Non-événement d’un côté, instrumentalisation de l’autre
L’hémorragie a beau horrifier les femmes et les hommes de bonne volonté, elle est traitée comme un non-événement par les opinions publiques des pays concernés. Tandis qu’au sein des pays d’accueil occidentaux, des politiciens d’un amoralisme ignoble trouvent dans la thématique régalienne traitant d’immigration et de sécurité le sujet rêvé d’une campagne agitant la peur en prélude aux élections européennes prévues dans neuf mois.
Que faire face à cette abjection ? Nous pourrions commencer par réhumaniser le migrant en le traitant comme notre semblable. Pourquoi ne pas essayer la générosité ? Les sociologues disent que les gens généreux sont plus heureux. Ensuite, il serait peut-être temps d’agir sur les causes pour ne plus en subir les effets.
À l’échelle continentale, il faudrait peut-être aussi réactiver la Charte africaine de la jeunesse et le Plan d’action de la Décennie africaine de la jeunesse, que l’on pourrait compléter par des initiatives visant à déstabiliser, puis à éradiquer les réseaux de passeurs.

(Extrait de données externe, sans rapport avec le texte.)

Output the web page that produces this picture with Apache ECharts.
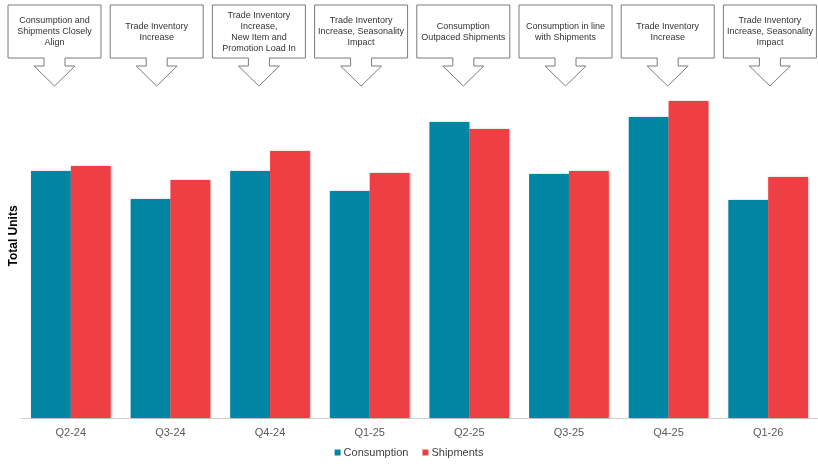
<!DOCTYPE html>
<html>
<head>
<meta charset="utf-8">
<script src="https://cdn.jsdelivr.net/npm/echarts@6/dist/echarts.min.js"></script>
<style>
  html, body { margin: 0; padding: 0; background: #fff; }
  #chart { width: 818px; height: 466px; }
</style>
</head>
<body>
<div id="chart"></div>
<script>
// quarters on the x axis
const quarters = ["Q2-24", "Q3-24", "Q4-24", "Q1-25", "Q2-25", "Q3-25", "Q4-25", "Q1-26"];
// (relative units, no y scale shown)
const consumption = [247, 219, 247, 227, 296, 244, 301, 218];
const shipments = [252, 238, 267, 245, 289, 247, 317, 241];
// callout notes above each quarter
const notes = [
  "Consumption and\nShipments Closely\nAlign",
  "Trade Inventory\nIncrease",
  "Trade Inventory\nIncrease,\nNew Item and\nPromotion Load In",
  "Trade Inventory\nIncrease, Seasonality\nImpact",
  "Consumption\nOutpaced Shipments",
  "Consumption in line\nwith Shipments",
  "Trade Inventory\nIncrease",
  "Trade Inventory\nIncrease, Seasonality\nImpact"
];

const FONT = "Liberation Sans, Arial, sans-serif";

// down-arrow callout shape, relative to the box's top-left corner
const calloutShape = (w, h) => {
  const c = w / 2;
  return [
    [0, 0], [w, 0], [w, h],
    [c + 10.5, h], [c + 10.5, h + 8], [c + 20.5, h + 8],
    [c, h + 28],
    [c - 20.5, h + 8], [c - 10.5, h + 8], [c - 10.5, h],
    [0, h]
  ];
};

const callouts = notes.map((txt, i) => {
  const left = 8 + i * 102.2;
  const w = 93, h = 53;
  return {
    type: "group",
    x: left,
    y: 5,
    children: [
      {
        type: "polygon",
        shape: { points: calloutShape(w, h) },
        style: { fill: "#fff", stroke: "#7a7a7a", lineWidth: 1 }
      },
      {
        type: "text",
        x: w / 2,
        y: h / 2 + 0.5,
        style: {
          text: txt,
          font: "9px " + FONT,
          fill: "#333",
          align: "center",
          verticalAlign: "middle",
          lineHeight: 11
        }
      }
    ]
  };
});

const chart = echarts.init(document.getElementById("chart"));
chart.setOption({
  animation: false,
  color: ["#0086A3", "#EE3F44"],
  textStyle: { fontFamily: FONT },
  grid: { left: 21, right: 0, top: 98, bottom: 48, containLabel: false, outerBoundsMode: "none" },
  legend: {
    bottom: 3,
    left: "center",
    itemWidth: 6,
    itemHeight: 6,
    itemGap: 14,
    icon: "rect",
    textStyle: { fontSize: 11, color: "#404040", fontFamily: FONT, padding: [0, 0, 0, -2] },
    data: ["Consumption", "Shipments"]
  },
  xAxis: {
    type: "category",
    data: quarters,
    axisLine: { lineStyle: { color: "#d0d0d0", width: 1 } },
    axisTick: { show: false },
    axisLabel: { color: "#595959", fontSize: 11, margin: 9, fontFamily: FONT }
  },
  yAxis: {
    type: "value",
    min: 0,
    max: 320,
    name: "Total Units",
    nameLocation: "middle",
    nameGap: 1,
    nameTextStyle: {
      fontSize: 12, fontWeight: "bold", color: "#000", fontFamily: FONT,
      padding: [0, 0, 0, 44]
    },
    axisLine: { show: false },
    axisTick: { show: false },
    axisLabel: { show: false },
    splitLine: { show: false }
  },
  series: [
    {
      name: "Consumption",
      type: "bar",
      data: consumption,
      barGap: "0%",
      barCategoryGap: "20%",
      itemStyle: { shadowBlur: 2, shadowColor: "rgba(0,0,0,0.25)", shadowOffsetX: 1 }
    },
    {
      name: "Shipments",
      type: "bar",
      data: shipments,
      itemStyle: { shadowBlur: 2, shadowColor: "rgba(0,0,0,0.25)", shadowOffsetX: 1 }
    }
  ],
  graphic: callouts
});
</script>
</body>
</html>
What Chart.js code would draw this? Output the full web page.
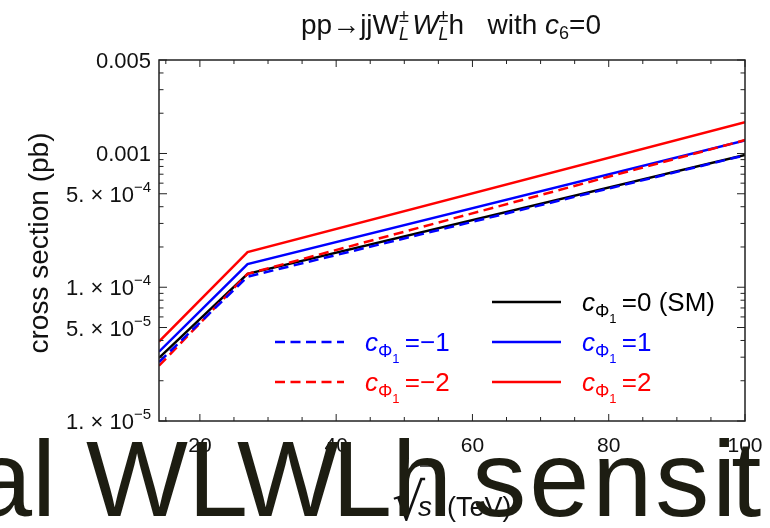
<!DOCTYPE html>
<html>
<head>
<meta charset="utf-8">
<style>
  html, body { margin: 0; padding: 0; background: #fff; overflow: hidden; }
  #wrap { position: relative; width: 770px; height: 528px; overflow: hidden; }
  #overlay {
    position: absolute; left: -28px; top: 425px;
    font: 108px/1 "Liberation Sans", Arial, sans-serif;
    color: #1d1d12; white-space: nowrap; pointer-events: none;
  }
  #overlay .k1 { letter-spacing: -11px; }
  #overlay .k2 { letter-spacing: -7px; }
  #overlay .k3 { letter-spacing: -10px; }
  #overlay .k4 { letter-spacing: 3px; }
  #overlay .k5 { letter-spacing: -5px; }
</style>
</head>
<body>
<div id="wrap">
  <canvas id="xsec" width="770" height="528"></canvas>
  <div id="overlay">al W<span class="k1">L</span><span class="k2">W</span>Lh<span class="k3"> </span><span class="k4">sens</span><span class="k5">i</span>t</div>
</div>

<script src="https://cdn.jsdelivr.net/npm/chart.js"></script>
<script>
  // sqrt(s) in TeV
  const energies = [14, 27, 100];
  const xTicks = [20, 40, 60, 80, 100];

  // cross sections (pb)
  const sm      = [2.96e-5, 1.26e-4, 9.75e-4];
  const cPlus1  = [3.30e-5, 1.49e-4, 1.25e-3];
  const cPlus2  = [3.92e-5, 1.83e-4, 1.71e-3];
  const cMinus1 = [2.76e-5, 1.20e-4, 9.70e-4];
  const cMinus2 = [2.59e-5, 1.26e-4, 1.26e-3];

  const seriesLabels = ['=\u22121', '=\u22122', '=0 (SM)', '=1', '=2'];

  // y tick labels: value, mantissa, exponent
  const yTickValues = [5e-3, 1e-3, 5e-4, 1e-4, 5e-5, 1e-5];
  const yTickMant   = ['0.005', '0.001', '5.', '1.', '5.', '1.'];
  const yTickExp    = [null, null, '\u22124', '\u22124', '\u22125', '\u22125'];

  const FONT = '"Liberation Sans", Arial, sans-serif';
  const BLUE = '#0000ff', RED = '#ff0000', BLACK = '#000000';

  function fnt(size, italic) { return (italic ? 'italic ' : '') + size + 'px ' + FONT; }

  function runWidth(ctx, r) {
    if (r.stack) return Math.max(...r.stack.map(s => runWidth(ctx, s)));
    ctx.font = fnt(r.size, r.italic);
    return ctx.measureText(r.t).width;
  }

  // draws a row of text pieces (sub/superscripts via dy)
  function drawRuns(ctx, runs, x, y, align) {
    const total = runs.reduce((a, r) => a + runWidth(ctx, r), 0);
    let cx = align === 'center' ? x - total / 2 : align === 'right' ? x - total : x;
    ctx.textAlign = 'left';
    ctx.textBaseline = 'alphabetic';
    runs.forEach(r => {
      const w = runWidth(ctx, r);
      (r.stack || [r]).forEach(s => {
        ctx.font = fnt(s.size, s.italic);
        ctx.fillText(s.t, cx, y + (s.dy || 0));
      });
      cx += w;
    });
  }

  function seg(ctx, x1, y1, x2, y2) {
    ctx.beginPath(); ctx.moveTo(x1, y1); ctx.lineTo(x2, y2); ctx.stroke();
  }

  const decorations = {
    id: 'decorations',
    afterDraw(chart, args, opts) {
      const ctx = chart.ctx;
      const a = chart.chartArea;
      const xs = chart.scales.x, ys = chart.scales.y;
      ctx.save();

      // frame + inward ticks
      ctx.strokeStyle = '#222';
      ctx.lineWidth = 1.5;
      ctx.strokeRect(a.left, a.top, a.right - a.left, a.bottom - a.top);
      ctx.lineWidth = 1;
      for (let v = 15; v <= 100; v += 5) {
        const px = xs.getPixelForValue(v);
        const len = v % 20 === 0 ? 7 : 4;
        seg(ctx, px, a.bottom, px, a.bottom - len);
        seg(ctx, px, a.top, px, a.top + len);
      }
      [1e-5, 1e-4, 1e-3].forEach(d => {
        for (let m = 1; m <= 9; m++) {
          const v = m * d;
          if (v > 5.0001e-3) break;
          const py = ys.getPixelForValue(v);
          const len = (m === 1 || m === 5) ? 8 : 4.5;
          seg(ctx, a.left, py, a.left + len, py);
          seg(ctx, a.right, py, a.right - len, py);
        }
      });

      // x tick labels
      ctx.fillStyle = '#111';
      xTicks.forEach(v => {
        drawRuns(ctx, [{ t: String(v), size: 21 }], xs.getPixelForValue(v), a.bottom + 31, 'center');
      });

      // y tick labels
      yTickValues.forEach((v, i) => {
        const py = ys.getPixelForValue(v);
        const runs = yTickExp[i] === null
          ? [{ t: yTickMant[i], size: 22 }]
          : [{ t: yTickMant[i] + ' \u00d7 10', size: 22 }, { t: yTickExp[i], size: 15, dy: -10 }];
        drawRuns(ctx, runs, a.left - 8, py + 8, 'right');
      });

      // axis titles
      ctx.save();
      ctx.translate(40, 243);
      ctx.rotate(-Math.PI / 2);
      ctx.font = fnt(28);
      ctx.textAlign = 'center';
      ctx.textBaseline = 'middle';
      ctx.fillText('cross section (pb)', 0, 0);
      ctx.restore();

      ctx.font = '52px "DejaVu Sans"';
      ctx.textAlign = 'left';
      ctx.textBaseline = 'alphabetic';
      ctx.fillText('\u221a', 392, 520);
      drawRuns(ctx, [{ t: 's', size: 28, italic: true }], 418, 516, 'left');
      ctx.lineWidth = 1.5;
      seg(ctx, 420, 466, 437, 466);
      drawRuns(ctx, [{ t: '(TeV)', size: 27 }], 447, 516, 'left');

      // title
      const S = 18, T = 28;
      drawRuns(ctx, [
        { t: 'pp\u2192jjW', size: T },
        { stack: [{ t: '\u00b1', size: S, dy: -12 }, { t: 'L', size: S, italic: true, dy: 6 }] },
        { t: ' ', size: T * 0.4 },
        { t: 'W', size: T, italic: true },
        { stack: [{ t: '\u00b1', size: S, dy: -12 }, { t: 'L', size: S, italic: true, dy: 6 }] },
        { t: 'h   with ', size: T },
        { t: 'c', size: T, italic: true },
        { t: '6', size: S, dy: 5 },
        { t: '=0', size: T }
      ], 451, 34, 'center');

      // legend, two columns
      chart.data.datasets.forEach((ds, i) => {
        const slot = opts.slots[i];
        const lx = opts.cols[slot.col], ly = opts.rows[slot.row];
        ctx.strokeStyle = ds.borderColor;
        ctx.lineWidth = ds.borderWidth;
        ctx.setLineDash(ds.borderDash || []);
        seg(ctx, lx, ly, lx + opts.lineLen, ly);
        ctx.setLineDash([]);
        ctx.fillStyle = ds.borderColor;
        drawRuns(ctx, [
          { t: 'c', size: 26, italic: true },
          { t: '\u03a6', size: 18, dy: 6 },
          { t: '1', size: 13, dy: 12 },
          { t: '\u2009' + ds.label, size: 26 }
        ], lx + opts.textGap, ly + 9, 'left');
      });

      ctx.restore();
    }
  };

  const pts = vals => energies.map((e, i) => ({ x: e, y: vals[i] }));
  const dash = [10, 5.5];

  new Chart(document.getElementById('xsec').getContext('2d'), {
    type: 'line',
    data: {
      datasets: [
        { label: seriesLabels[0], data: pts(cMinus1), borderColor: BLUE, borderDash: dash, borderWidth: 2.5 },
        { label: seriesLabels[1], data: pts(cMinus2), borderColor: RED, borderDash: dash, borderWidth: 2.5 },
        { label: seriesLabels[2], data: pts(sm), borderColor: BLACK, borderWidth: 2.5 },
        { label: seriesLabels[3], data: pts(cPlus1), borderColor: BLUE, borderWidth: 2.5 },
        { label: seriesLabels[4], data: pts(cPlus2), borderColor: RED, borderWidth: 2.5 }
      ]
    },
    options: {
      responsive: false,
      animation: false,
      layout: { padding: { top: 60, right: 25, left: 0, bottom: 0 } },
      elements: { point: { radius: 0 }, line: { tension: 0, fill: false } },
      plugins: {
        legend: { display: false },
        title: { display: false },
        tooltip: { enabled: false },
        decorations: {
          cols: [275, 492],
          rows: [302, 342, 382],
          lineLen: 69,
          textGap: 90,
          slots: [
            { col: 0, row: 1 }, { col: 0, row: 2 },
            { col: 1, row: 0 }, { col: 1, row: 1 }, { col: 1, row: 2 }
          ]
        }
      },
      scales: {
        x: {
          type: 'linear',
          min: 14,
          max: 100,
          afterFit: s => { s.height = 107; },
          grid: { display: false, drawTicks: false },
          border: { display: false },
          ticks: { display: false }
        },
        y: {
          type: 'logarithmic',
          min: 1e-5,
          max: 5e-3,
          afterFit: s => { s.width = 159; },
          grid: { display: false },
          border: { display: false },
          ticks: { display: false }
        }
      }
    },
    plugins: [decorations]
  });
</script>
</body>
</html>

Enfin, il serait peut-être temps pour les institutions chargées de financer le développement en Afrique d’oser miser sur des stratégies nationales visant à relever les défis de l’éducation et de la formation technique et professionnelle dans le but de favoriser le développement économique et de créer davantage de richesses nationales, ainsi que de contribuer à réduire la pauvreté en encourageant les jeunes entrepreneurs.
Ces initiatives pourraient s’accompagner de campagnes médiatiques destinées à annihiler l’attractivité de l’exil, à sensibiliser les candidats au départ sur les risques liés à la migration et à valoriser les réussites professionnelles de jeunes restés au pays. On le voit, les politiques ayant montré leur impuissance face à ce fléau, à la société civile et aux partenaires du développement de prendre des initiatives pour retenir les jeunes tentés par un départ vers un ailleurs incertain.